Nearly 70,000 fans were at the MCG to see a crucial match between Carlton and Melbourne, with the AFL season in its final weeks.

But as the Matildas game reached its long drawn out conclusion, they were packed into the members’ bar, watching the penalty shootout on TV. AFL could wait. You didn’t want to miss this moment.

Footage showed fans leaping in the air, spraying beers over the delighted crowd, men hugging each other as though they had just won a premiership.

The wheelchair tennis champion Dylan Alcott, named Australian of the year in 2022, who was at the MCG, joked that the elation at the shootout victory was “the closest I’ve ever been to standing up”.

One pizza delivery man wrote that his evening’s work allowed him to witness “something I could only ever dream of”.

“Every single tv tonight … had the Matildas playing.
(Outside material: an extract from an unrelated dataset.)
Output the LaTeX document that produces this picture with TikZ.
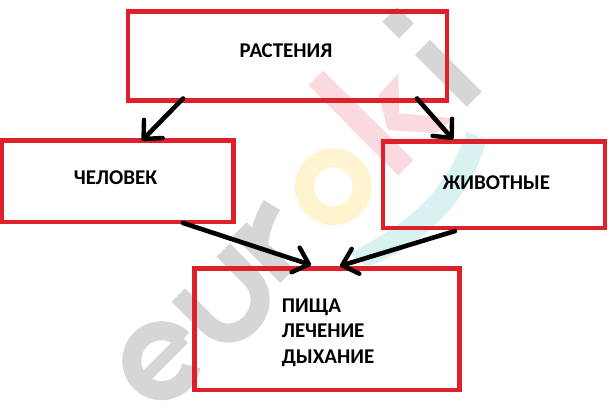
\documentclass[tikz,border=0pt]{standalone}
\usepackage{fontspec}
\setmainfont{Carlito}
\usetikzlibrary{arrows.meta}
\definecolor{boxred}{RGB}{221,32,42}
\definecolor{wgray}{RGB}{214,214,214}
\definecolor{wpink}{RGB}{250,218,222}
\definecolor{wyellow}{RGB}{255,243,208}
\definecolor{wcyan}{RGB}{216,241,241}
\tikzset{
 box/.style={draw=boxred,line width=4.4pt,inner sep=0pt,outer sep=0pt,anchor=north west},
 lbl/.style={font=\fontsize{21}{25.5}\selectfont\bfseries,inner sep=0pt},
 conn/.style={line width=4.6pt,line cap=round,-{Straight Barb[length=14pt,width=26pt,line width=4.4pt,round]}},
 wstroke/.style={draw=wgray,line width=19pt}
}
\begin{document}
\begin{tikzpicture}[x=1pt,y=-1pt]
\useasboundingbox (0,0) rectangle (608,411);
\fill[white] (0,0) rectangle (608,411);
% watermark: i
\fill[wgray] (382.3,21.7) -- (397.3,7.3) -- (414,23.3) -- (399,38.3) -- cycle;
\fill[wgray] (415,55) -- (430,40) -- (481.7,91.7) -- (466.7,106.7) -- cycle;
% watermark: k
\fill[wpink] (308.3,85) -- (323.3,70.7) -- (413.3,160) -- (398.3,175.7) -- cycle;
\fill[wpink] (378.3,95) -- (398.3,73.3) -- (399.3,113.3) -- (453.3,118.3) -- (436.7,133.3) -- (388,130) -- cycle;
% watermark: swoosh
\fill[wcyan] (466.7,131.7) .. controls (445,195) and (405,225) .. (350,253) -- (367,267) .. controls (425,245) and (470,200) .. (486.7,140) -- cycle;
% watermark: o
\draw[draw=wyellow,line width=19pt] (333.3,186.7) circle[radius=29pt];
% watermark: e
\begin{scope}[shift={(161.7,360.7)},y=1pt]
\draw[wstroke] (45:30pt) arc[start angle=45,end angle=350,radius=30pt];
\draw[draw=wgray,line width=12pt] (-20pt,-20pt) -- (22pt,22pt);
\end{scope}
% watermark: u
\draw[wstroke] (178.3,295) -- (206.7,323.3) .. controls (236.9,353.5) and (280,306.7) .. (250,276.7) -- (223.3,250);
% watermark: r
\draw[wstroke] (240,229) -- (287,276);
\draw[wstroke] (258,247) .. controls (260,230) and (265,216) .. (272,205);
% boxes
\node[box,minimum width=319pt,minimum height=88.8pt] (plants) at (128,11.7) {};
\node[box,minimum width=232pt,minimum height=81.5pt] (human) at (1.5,140.5) {};
\node[box,minimum width=222pt,minimum height=86.5pt] (animals) at (383,141.5) {};
\node[box,minimum width=265pt,minimum height=121.5pt] (food) at (194.5,268.5) {};
% labels
\node[lbl] (plantstext) at (286,51) {РАСТЕНИЯ};
\node[lbl] (humantext) at (115.5,178) {ЧЕЛОВЕК};
\node[lbl] (animalstext) at (496.5,183) {ЖИВОТНЫЕ};
\node[lbl,align=left,anchor=west] (foodtext) at (281.7,332.5) {ПИЩА\\ЛЕЧЕНИЕ\\ДЫХАНИЕ};
% arrows
\draw[conn] ([xshift=55pt,yshift=2pt]plants.south west) -- ([xshift=140.5pt]human.north west);
\draw[conn] ([xshift=289pt,yshift=2pt]plants.south west) -- ([xshift=70pt,yshift=2pt]animals.north west);
\draw[conn] ([xshift=181.5pt,yshift=-1pt]human.south west) -- ([xshift=116.5pt,yshift=3.5pt]food.north west);
\draw[conn] ([xshift=72pt,yshift=-3pt]animals.south west) -- ([xshift=145.5pt,yshift=2.5pt]food.north west);
\end{tikzpicture}
\end{document}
Through windows of houses I went past, through open doors I look through, and every tv at the leagues club.”

The collective delirium was on every front page in the country on Sunday morning, plastered with headlines nodding to the vanquished French: “Voilà”, “Invincible” and “Magnifique”.

Those who hadn’t already got Matildas tattoos were frantically searching the internet for places they could walk in to have “Vine” inscribed on their bodies.

There are growing calls for a public holiday to commemorate the significance of the day.

Serious questions remain about the legacy of the Matildas’ triumphant progress.

Vine is one of the few in the Matildas’ 23-strong side who plays in the local A-League, a competition that is historically underfunded and very modestly attended.

There is no doubt that many feel Australia as a nation has changed in potentially profound ways in the past weeks.

How it comes to terms with the unbelievable momentum that has gathered for women’s sport and football will be the real next test.